The INACC then sets out in concluding her report that she recommends that the NACC reconsiders whether to again inquiry into the Robodebt referrals and further it should determine who is the appropriate person within the federal corruption investigation body to properly investigate the matter.
A secretive toothless mutt
The NACC is not only receiving extreme scrutiny over its decision not to investigate Robodebt because NACC commissioner Brereton is a close associate of one of the six implicated, but it also recently determined not to look into the Paladin Affair, another key public concern, and then there’s the long-term issue of closed door hearings.

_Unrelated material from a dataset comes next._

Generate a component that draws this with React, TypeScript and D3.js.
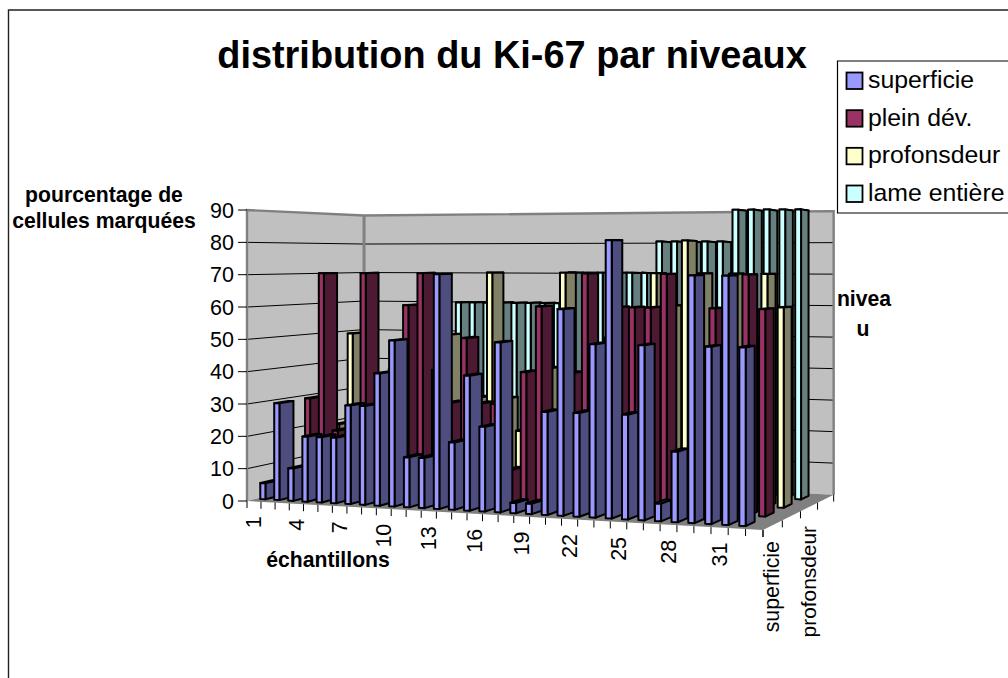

Prior to the last election, the campaign for ‘a federal ICAC now’ or a national anticorruption watchdog was strong. Morrison government attorney general Christian Porter introduced integrity commission legislation into parliament in late 2018, which would have resulted in a model that involved open door hearings for law enforcement cases, but closed door for politicians in trouble.
The Coalition’s proposal to have half the hearings in private was widely criticised. The Albanese government was then elected in May 2022, on the promised to create an integrity body with teeth. But the bill that it did pass in November 2022 saw the creation of a federal watchdog that conducts all hearings behind closed doors except under “exceptional circumstances”.
As an omnibus bill passed the Senate on 10 October, crossbench Senators David Pocock and Jacqui Lambie advanced an amendment that would have required that the NACC has a “presumption towards having public hearings”.
But this attempt to shed some transparency upon the national anticorruption watchdog and give it some space to breathe was shot down by both major parties.
So, as the NACC now reconsiders whether to investigate Robodebt a second time, there appears to be an official denial that the body has failed drastically in its first fifteen months in existence, which is to the point that the watchdog had to be investigated for corruption itself, as it appears to be acting as a secretive body that rather than investigate wrongdoing is instead ensuring mates avoid this.